— Begin —

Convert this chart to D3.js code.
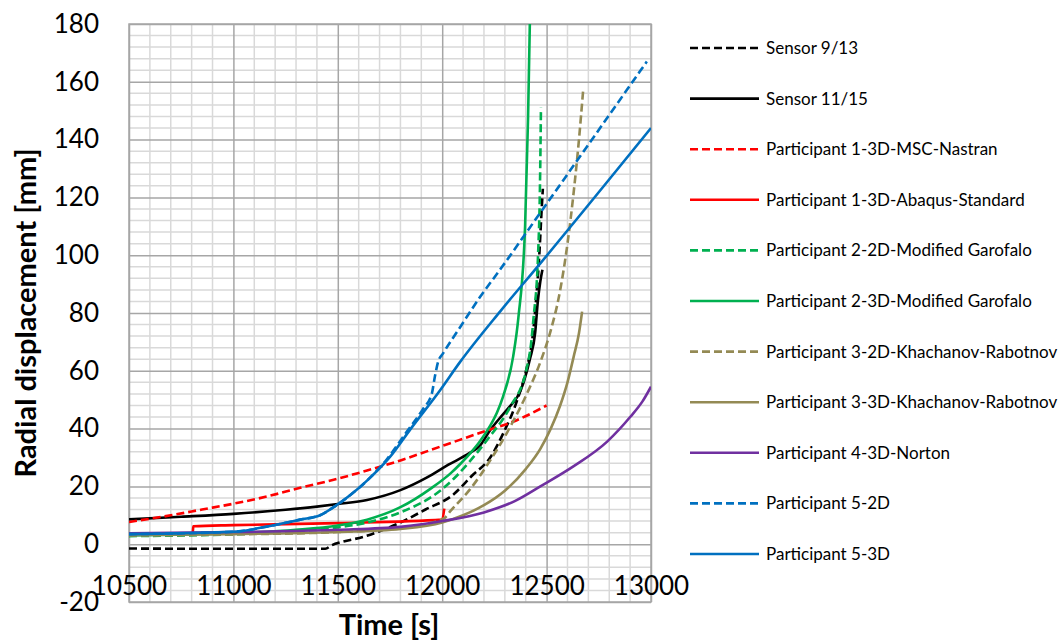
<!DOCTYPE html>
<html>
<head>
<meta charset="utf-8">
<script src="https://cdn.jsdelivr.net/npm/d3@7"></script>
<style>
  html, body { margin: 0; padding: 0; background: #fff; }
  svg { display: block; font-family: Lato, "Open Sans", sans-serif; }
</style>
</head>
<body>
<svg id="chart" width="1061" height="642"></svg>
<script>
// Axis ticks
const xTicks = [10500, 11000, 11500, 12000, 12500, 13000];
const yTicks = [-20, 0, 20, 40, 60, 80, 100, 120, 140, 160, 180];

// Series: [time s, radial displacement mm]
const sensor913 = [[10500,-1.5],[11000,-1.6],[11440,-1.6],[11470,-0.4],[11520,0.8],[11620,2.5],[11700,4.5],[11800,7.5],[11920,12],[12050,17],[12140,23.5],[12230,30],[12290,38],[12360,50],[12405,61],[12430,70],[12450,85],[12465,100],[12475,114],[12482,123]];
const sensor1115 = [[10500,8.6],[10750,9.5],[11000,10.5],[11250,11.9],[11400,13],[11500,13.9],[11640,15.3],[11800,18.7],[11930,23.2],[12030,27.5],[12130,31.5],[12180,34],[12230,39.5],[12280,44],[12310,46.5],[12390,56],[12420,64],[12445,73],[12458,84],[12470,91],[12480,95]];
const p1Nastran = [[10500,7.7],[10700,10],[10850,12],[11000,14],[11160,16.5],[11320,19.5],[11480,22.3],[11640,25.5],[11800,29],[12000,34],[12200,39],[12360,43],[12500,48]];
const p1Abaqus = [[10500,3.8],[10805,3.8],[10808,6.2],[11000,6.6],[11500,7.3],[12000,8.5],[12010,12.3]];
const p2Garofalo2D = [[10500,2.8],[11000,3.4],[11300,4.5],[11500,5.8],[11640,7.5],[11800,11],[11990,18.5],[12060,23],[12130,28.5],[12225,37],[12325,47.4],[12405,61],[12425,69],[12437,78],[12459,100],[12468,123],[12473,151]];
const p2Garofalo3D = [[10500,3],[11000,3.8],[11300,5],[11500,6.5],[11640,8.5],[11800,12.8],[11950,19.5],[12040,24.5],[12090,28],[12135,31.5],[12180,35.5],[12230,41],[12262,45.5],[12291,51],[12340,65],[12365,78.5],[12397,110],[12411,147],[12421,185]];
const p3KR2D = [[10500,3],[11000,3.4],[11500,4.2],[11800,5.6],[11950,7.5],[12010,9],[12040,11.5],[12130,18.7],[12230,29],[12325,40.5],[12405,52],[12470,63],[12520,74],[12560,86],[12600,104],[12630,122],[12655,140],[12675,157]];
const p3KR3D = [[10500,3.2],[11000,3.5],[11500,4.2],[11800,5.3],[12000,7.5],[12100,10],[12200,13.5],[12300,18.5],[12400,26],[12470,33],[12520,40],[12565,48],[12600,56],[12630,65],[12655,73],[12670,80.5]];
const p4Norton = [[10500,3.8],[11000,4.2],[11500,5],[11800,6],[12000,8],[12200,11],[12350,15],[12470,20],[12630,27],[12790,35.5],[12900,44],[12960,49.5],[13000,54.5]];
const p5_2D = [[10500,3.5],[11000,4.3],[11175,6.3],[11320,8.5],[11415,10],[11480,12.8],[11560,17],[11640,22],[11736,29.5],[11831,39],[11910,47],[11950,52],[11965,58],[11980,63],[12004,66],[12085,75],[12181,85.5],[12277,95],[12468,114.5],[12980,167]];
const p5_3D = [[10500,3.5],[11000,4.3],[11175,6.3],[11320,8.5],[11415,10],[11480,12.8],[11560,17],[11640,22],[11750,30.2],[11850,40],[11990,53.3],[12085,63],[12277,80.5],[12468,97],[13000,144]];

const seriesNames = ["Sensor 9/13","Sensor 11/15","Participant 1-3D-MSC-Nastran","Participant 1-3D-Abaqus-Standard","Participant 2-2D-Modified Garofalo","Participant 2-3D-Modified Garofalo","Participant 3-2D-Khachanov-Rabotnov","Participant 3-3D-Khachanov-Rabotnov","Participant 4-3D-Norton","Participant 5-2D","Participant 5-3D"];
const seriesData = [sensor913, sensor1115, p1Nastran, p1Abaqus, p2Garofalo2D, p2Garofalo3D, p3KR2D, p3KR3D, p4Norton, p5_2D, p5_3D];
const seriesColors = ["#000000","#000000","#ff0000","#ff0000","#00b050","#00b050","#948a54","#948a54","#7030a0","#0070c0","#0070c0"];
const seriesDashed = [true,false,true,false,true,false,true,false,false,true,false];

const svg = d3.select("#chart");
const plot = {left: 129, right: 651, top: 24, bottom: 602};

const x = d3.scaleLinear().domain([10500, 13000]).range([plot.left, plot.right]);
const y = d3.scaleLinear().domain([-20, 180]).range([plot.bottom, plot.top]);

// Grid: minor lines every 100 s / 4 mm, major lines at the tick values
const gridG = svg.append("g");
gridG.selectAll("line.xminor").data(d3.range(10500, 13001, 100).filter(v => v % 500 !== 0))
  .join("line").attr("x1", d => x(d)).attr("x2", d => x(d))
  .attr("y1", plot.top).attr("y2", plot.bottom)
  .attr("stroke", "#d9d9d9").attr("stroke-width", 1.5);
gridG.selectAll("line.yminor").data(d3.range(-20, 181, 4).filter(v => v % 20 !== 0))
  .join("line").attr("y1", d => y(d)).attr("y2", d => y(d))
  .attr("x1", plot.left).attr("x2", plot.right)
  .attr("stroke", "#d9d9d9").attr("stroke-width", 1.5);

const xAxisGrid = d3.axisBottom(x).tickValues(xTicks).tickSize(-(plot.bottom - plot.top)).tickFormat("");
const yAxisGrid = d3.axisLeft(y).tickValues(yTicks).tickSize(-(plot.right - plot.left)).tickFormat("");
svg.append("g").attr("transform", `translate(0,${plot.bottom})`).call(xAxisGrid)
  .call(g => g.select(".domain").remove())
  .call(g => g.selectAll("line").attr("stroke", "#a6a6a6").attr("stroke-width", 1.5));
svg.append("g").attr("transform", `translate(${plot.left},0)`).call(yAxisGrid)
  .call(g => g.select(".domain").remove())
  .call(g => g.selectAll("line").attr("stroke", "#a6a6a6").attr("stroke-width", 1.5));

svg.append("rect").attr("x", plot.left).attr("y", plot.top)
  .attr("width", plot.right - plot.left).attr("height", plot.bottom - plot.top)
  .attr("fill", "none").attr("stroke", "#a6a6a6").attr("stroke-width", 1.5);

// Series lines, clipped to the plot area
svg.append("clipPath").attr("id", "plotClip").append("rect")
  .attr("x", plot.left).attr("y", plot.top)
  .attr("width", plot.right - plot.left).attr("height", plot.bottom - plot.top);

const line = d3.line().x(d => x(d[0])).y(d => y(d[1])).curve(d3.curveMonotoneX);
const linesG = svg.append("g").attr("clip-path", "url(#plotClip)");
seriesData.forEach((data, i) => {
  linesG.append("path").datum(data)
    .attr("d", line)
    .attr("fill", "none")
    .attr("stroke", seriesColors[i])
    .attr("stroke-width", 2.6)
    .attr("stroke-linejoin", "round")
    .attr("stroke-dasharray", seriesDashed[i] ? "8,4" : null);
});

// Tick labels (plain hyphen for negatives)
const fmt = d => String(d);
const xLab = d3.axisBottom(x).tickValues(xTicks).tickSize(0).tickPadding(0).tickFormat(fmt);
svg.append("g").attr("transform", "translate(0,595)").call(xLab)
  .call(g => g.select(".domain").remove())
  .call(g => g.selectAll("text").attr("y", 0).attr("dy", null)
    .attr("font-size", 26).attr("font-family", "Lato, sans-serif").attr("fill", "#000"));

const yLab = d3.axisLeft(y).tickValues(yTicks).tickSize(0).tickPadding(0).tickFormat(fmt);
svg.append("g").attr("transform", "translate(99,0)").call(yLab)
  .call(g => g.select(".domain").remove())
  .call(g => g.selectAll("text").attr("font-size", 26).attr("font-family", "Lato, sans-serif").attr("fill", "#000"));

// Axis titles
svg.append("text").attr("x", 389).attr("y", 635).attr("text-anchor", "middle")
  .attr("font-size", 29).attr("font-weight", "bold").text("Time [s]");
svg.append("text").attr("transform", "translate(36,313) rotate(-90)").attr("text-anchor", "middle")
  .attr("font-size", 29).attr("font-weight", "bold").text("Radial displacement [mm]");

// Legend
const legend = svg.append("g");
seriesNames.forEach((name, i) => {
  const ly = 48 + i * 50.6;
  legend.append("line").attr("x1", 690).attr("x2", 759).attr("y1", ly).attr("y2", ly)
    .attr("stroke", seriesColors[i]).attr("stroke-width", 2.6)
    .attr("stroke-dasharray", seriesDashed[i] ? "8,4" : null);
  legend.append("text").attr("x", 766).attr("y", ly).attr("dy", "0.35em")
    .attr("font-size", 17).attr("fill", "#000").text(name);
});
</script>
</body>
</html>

— End —

- Given instruction
Give again, word for word, every line from the top of the data above to the line holding "140, 160, 180];", inclusive, with the pictures left out.

- Reply
Convert this chart to D3.js code.
<!DOCTYPE html>
<html>
<head>
<meta charset="utf-8">
<script src="https://cdn.jsdelivr.net/npm/d3@7"></script>
<style>
  html, body { margin: 0; padding: 0; background: #fff; }
  svg { display: block; font-family: Lato, "Open Sans", sans-serif; }
</style>
</head>
<body>
<svg id="chart" width="1061" height="642"></svg>
<script>
// Axis ticks
const xTicks = [10500, 11000, 11500, 12000, 12500, 13000];
const yTicks = [-20, 0, 20, 40, 60, 80, 100, 120, 140, 160, 180];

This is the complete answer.